Warsi will have experienced the anger of Muslim (and specifically Pakistani-origin) voters directly in ways unfamiliar to those unfamiliar with them. The temperature of politics among many is set at a relatively low boiling point, which will long have been breached in relation to Gaza. They are not watching the BBC – whose coverage of the Israel/Palestine conflict is itself always controversial. They are watching Al Jazeera and following social media. In her time on the Conservative front bench, Warsi will have been lobbied extensively over Israel’s incursions into Gaza and Lebanon in 2009 and 2006. And she herself has views in any event, which have gradually been leaking out on Twitter. I am told that she “blew her top” about Israel’s actions at a recent meeting of the National Security Council. It would have been a warning sign for those who were present.
That they were in no position to act on it takes one to the heart of the matter. In one sense, there is no more to Warsi quitting than meets the eye. There may not have been a shift in Government policy on Israel/Palestine since William Hague left the Foreign Office, but the balance of opinion at the top of Cabinet is arguably different. Warsi will have picked this up immediately. Her views on Israel and Gaza are genuine and profound. This resignation was always a possibility. That this is so must surely have occurred to Team Cameron. How come, then, that the Prime Minister was in no place to head it off – to persuade the Baroness that her resignation would be exploited by Labour (Sadiq Khan is already off the mark), and further the electoral damage done to the Party? For after all, Warsi is entirely a creation of the Conservative leadership. She never won a Commons election.
The answer lies in the nature of the relationship between that leadership and Warsi – and what it tells us about the Tory approach in opposition to modernisation generally and ethnic minority voters specifically. After the 2005 election, the leadership grasped the problem, but botched the solution. Little if any research was done into which particular ethnic minority voters were more or less likely to vote Conservative. Too much stress was placed on Pakistani-origin voters and too little on, say, Indian-origin ones (who are more likely to back the Party). There was a consequent rushing-around for a quick fix solution. One was duly found in the form of the articulate former candidate for Dewsbury and Vice-Chairman of the Party. Warsi was rushed into the Lords. And then the problems for David Cameron began.
Very simply, her views on extremism and integration were not his, or those of most of the Party. My experience of working with her on the front bench was that she was testy but able. The best solution for the leadership would have been to free her from the cabin in which it had confined her – to send her to Transport, say, or Health or Climate Change. Instead, she was kept in posts in which her views and Cameron’s instincts were often at loggerheads. It followed that the higher she was promoted, the more she was confined. Her media performances could be very fine but were often unguarded. Consequently, they were carefully controlled. I would be amazed if she didn’t ask herself, long before her promotion to Party Chairman: “Am I only here as the token Muslim woman?” By the time of the Eton Mess incident last March, she must have concluded that the answer was Yes.
It would have been clear long before the reshuffle that the Warsi experiment had failed: her removal as Chairman may have marked the point of no return.

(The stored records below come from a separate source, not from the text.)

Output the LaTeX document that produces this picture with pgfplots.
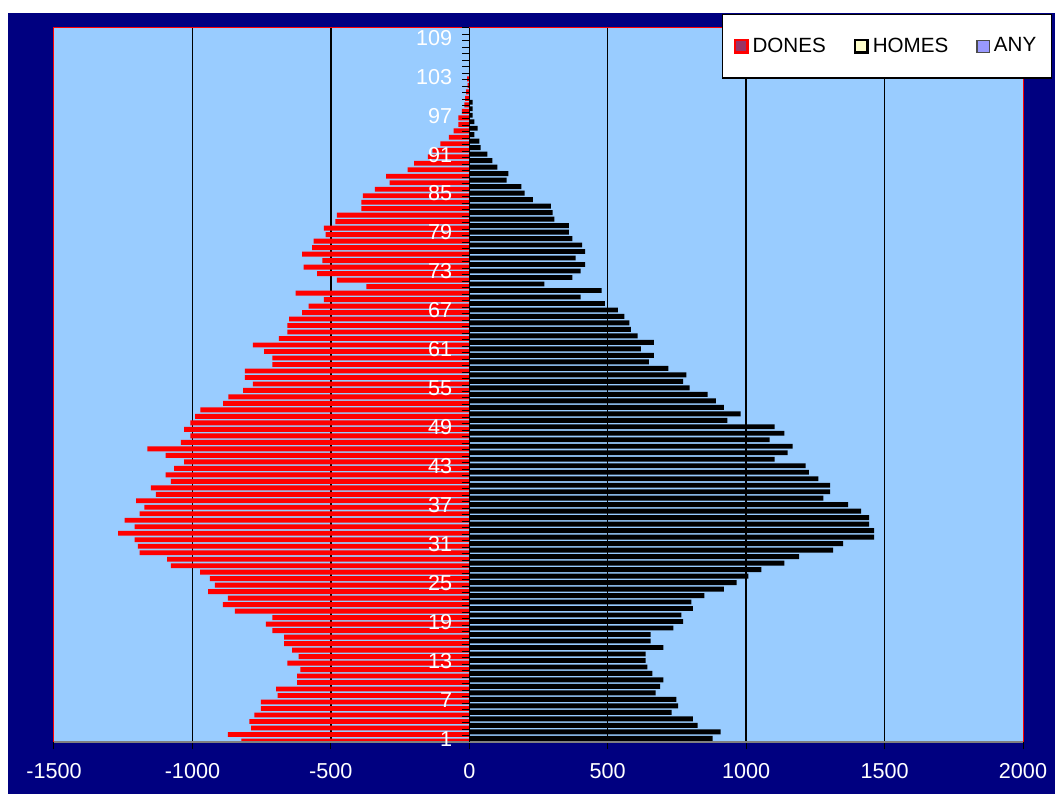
\documentclass[border=0pt]{standalone}
\usepackage{fontspec}
\setmainfont{Liberation Sans}
\usepackage{pgfplots}
\pgfplotsset{compat=1.18}
\definecolor{navy}{HTML}{000080}
\definecolor{plotbg}{HTML}{99CCFF}
\definecolor{legdones}{HTML}{993366}
\definecolor{leghomes}{HTML}{FFFFCC}
\definecolor{legany}{HTML}{9999FF}
\begin{document}
\begin{tikzpicture}
\path[use as bounding box, fill=white] (-27pt,-26pt) rectangle (500.5pt,371pt);
\fill[navy] (-23pt,-26pt) rectangle (500.5pt,364.5pt);
\begin{axis}[
  axis on top,
  at={(0,0)}, anchor=south west,
  scale only axis, width=484.5pt, height=357pt,
  xmin=-1500, xmax=2000, ymin=0.5, ymax=110.5,
  axis x line=bottom, axis y line=center,
  axis line style={-},
  x axis line style={draw=gray, line width=0.6pt},
  y axis line style={draw=black, line width=0.75pt},
  axis background/.style={fill=plotbg, draw=red, line width=0.5pt},
  tick align=outside,
  major tick length=3.5pt,
  tick style={black, line width=0.5pt},
  xtick={-1500,-1000,-500,0,500,1000,1500,2000},
  xticklabels={-1500,-1000,-500,0,500,1000,1500,2000},
  xticklabel style={text=white, font=\fontsize{10.8}{12}\selectfont, yshift=-3.5pt},
  hide obscured x ticks=false,
  hide obscured y ticks=false,
  ytick={0.5,1.5,...,110.5},
  yticklabels={},
  extra y ticks={1,7,13,19,25,31,37,43,49,55,61,67,73,79,85,91,97,103,109},
  extra y tick labels={1,7,13,19,25,31,37,43,49,55,61,67,73,79,85,91,97,103,109},
  extra y tick style={major tick length=0pt, yticklabel style={text=white, font=\fontsize{10.8}{12}\selectfont, xshift=-5pt}},
  legend style={at={(1.0299,1.0196)}, anchor=north east, draw=black, line width=0.65pt, fill=white,
    inner xsep=5.5pt, inner ysep=9.5pt, font=\fontsize{10.3}{12}\selectfont,
    /tikz/every even column/.append style={column sep=12pt}},
  legend columns=3,
]
\draw[black, line width=0.75pt] (axis cs:-1000,0.5) -- (axis cs:-1000,110.5)
  (axis cs:-500,0.5) -- (axis cs:-500,110.5)
  (axis cs:500,0.5) -- (axis cs:500,110.5)
  (axis cs:1000,0.5) -- (axis cs:1000,110.5)
  (axis cs:1500,0.5) -- (axis cs:1500,110.5);
\addplot[xbar, bar width=2.45pt, bar shift=-1.1pt, fill=red, draw=none, forget plot] coordinates {
(-823,1) (-872,2) (-788,3) (-794,4) (-776,5) (-753,6) (-753,7) (-692,8) (-698,9) (-622,10)
(-622,11) (-610,12) (-657,13) (-616,14) (-640,15) (-669,16) (-669,17) (-711,18) (-735,19) (-711,20)
(-847,21) (-890,22) (-872,23) (-943,24) (-919,25) (-937,26) (-972,27) (-1078,28) (-1091,29) (-1191,30)
(-1197,31) (-1209,32) (-1268,33) (-1209,34) (-1245,35) (-1191,36) (-1174,37) (-1203,38) (-1132,39) (-1150,40)
(-1078,41) (-1097,42) (-1066,43) (-1030,44) (-1097,45) (-1163,46) (-1042,47) (-1007,48) (-1030,49) (-1007,50)
(-990,51) (-971,52) (-889,53) (-870,54) (-817,55) (-782,56) (-811,57) (-811,58) (-711,59) (-711,60)
(-741,61) (-782,62) (-688,63) (-657,64) (-657,65) (-651,66) (-604,67) (-580,68) (-525,69) (-627,70)
(-372,71) (-478,72) (-550,73) (-598,74) (-531,75) (-604,76) (-568,77) (-562,78) (-519,79) (-525,80)
(-484,81) (-478,82) (-390,83) (-390,84) (-384,85) (-341,86) (-288,87) (-300,88) (-223,89) (-199,90)
(-150,91) (-133,92) (-104,93) (-74,94) (-57,95) (-39,96) (-39,97) (-27,98) (-18,99) (-15,100)
(-11,101) (-6,102) (-8,103)
};
\addplot[xbar, bar width=2.45pt, bar shift=0.2pt, fill=black, draw=none, forget plot] coordinates {
(879,1) (908,2) (825,3) (808,4) (731,5) (754,6) (748,7) (673,8) (689,9) (701,10)
(661,11) (643,12) (637,13) (637,14) (701,15) (655,16) (655,17) (737,18) (772,19) (766,20)
(808,21) (802,22) (849,23) (920,24) (966,25) (1008,26) (1055,27) (1138,28) (1191,29) (1314,30)
(1350,31) (1462,32) (1462,33) (1444,34) (1444,35) (1415,36) (1368,37) (1279,38) (1303,39) (1303,40)
(1261,41) (1227,42) (1215,43) (1103,44) (1150,45) (1168,46) (1085,47) (1138,48) (1103,49) (932,50)
(980,51) (920,52) (891,53) (861,54) (796,55) (772,56) (784,57) (719,58) (649,59) (667,60)
(620,61) (667,62) (608,63) (584,64) (578,65) (560,66) (537,67) (490,68) (402,69) (478,70)
(271,71) (372,72) (402,73) (418,74) (384,75) (418,76) (408,77) (372,78) (360,79) (360,80)
(307,81) (301,82) (295,83) (230,84) (200,85) (188,86) (135,87) (141,88) (101,89) (83,90)
(65,91) (41,92) (36,93) (18,94) (30,95) (18,96) (12,97) (12,98) (12,99)
};
\addlegendimage{legend image code/.code={\draw[red, line width=1.3pt, fill=legdones] (0.65pt,-3.1pt) rectangle (6.85pt,3.1pt);}}
\addlegendimage{legend image code/.code={\draw[black, line width=1.3pt, fill=leghomes] (0.65pt,-3.1pt) rectangle (6.85pt,3.1pt);}}
\addlegendimage{legend image code/.code={\draw[black!70, line width=0.6pt, fill=legany] (0.65pt,-3.1pt) rectangle (6.85pt,3.1pt);}}
\legend{DONES,HOMES,ANY}
\end{axis}
\end{tikzpicture}
\end{document}
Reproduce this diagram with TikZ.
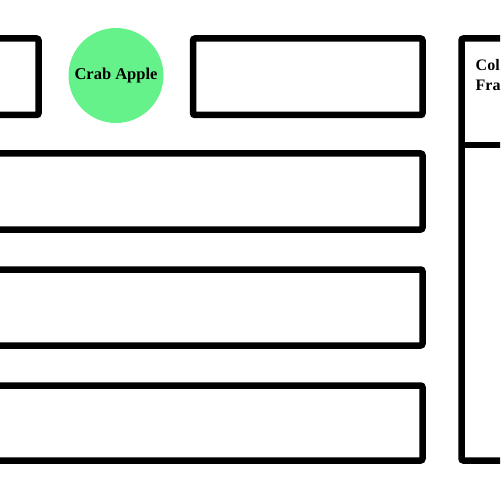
\documentclass[tikz,border=0pt]{standalone}
\usepackage{fontspec}
\setmainfont{Liberation Serif}
\definecolor{applegreen}{RGB}{102,242,138}
\tikzset{
  panel/.style={draw=black, line width=6.5bp, rounded corners=2bp, fill=white},
  fruit/.style={circle, fill=applegreen, draw=none, minimum size=95bp, inner sep=0pt,
    font=\fontsize{16.5bp}{19bp}\selectfont\bfseries},
  label/.style={anchor=base west, inner sep=0pt,
    font=\fontsize{16bp}{20bp}\selectfont\bfseries}
}
\begin{document}
\begin{tikzpicture}[x=1bp,y=-1bp]
\useasboundingbox (0,0) rectangle (500,500);
\begin{scope}
\clip (0,0) rectangle (500,500);
\draw[panel] (-60,38.5) rectangle (38.5,115) coordinate (tl);
\draw[panel] (193,38.5) rectangle (422.5,115) coordinate (tm);
\draw[panel] (-60,153.5) rectangle (422.5,229.5) coordinate (r2);
\draw[panel] (-60,269.5) rectangle (422.5,345.5) coordinate (r3);
\draw[panel] (-60,385.5) rectangle (422.5,460.5) coordinate (r4);
\draw[panel] (461.5,38.5) rectangle (580,460.5) coordinate (rt);
\draw[line width=6.5bp] (461.5,145) -- (580,145);
\end{scope}
\node[label] (txt1) at (475.5,71) {Col};
\node[label] (txt2) at (475.5,91) {Fra};
\node[fruit] (crab) at (116,75.5) {Crab Apple};
\end{tikzpicture}
\end{document}
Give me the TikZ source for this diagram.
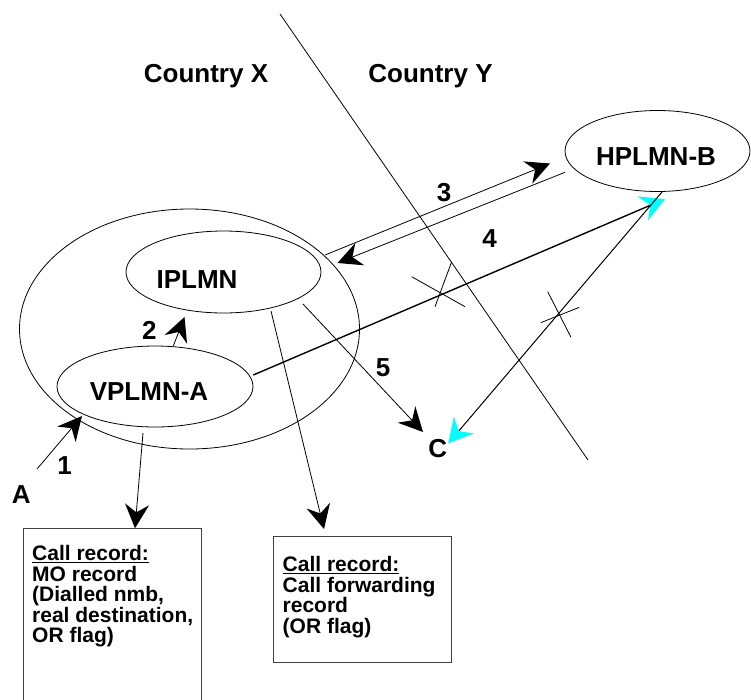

It is no secret that some near the top of the Party wanted a solution last month that would have been best for all concerned – namely, for Warsi to leave the Government then. Such a move would have avoided today’s resignation. But Cameron would have felt himself in no position to act. Warsi hasn’t denied claims that she is keeping a diary. He will have feared that he would be damned, were she dismissed, by pre-election publication unfairly claiming that his leadership is tainted by tokenism and anti-Muslim prejudice. The irony is that he is now open to exactly this possibility. He has been brought to a place to which his own decisions have taken him.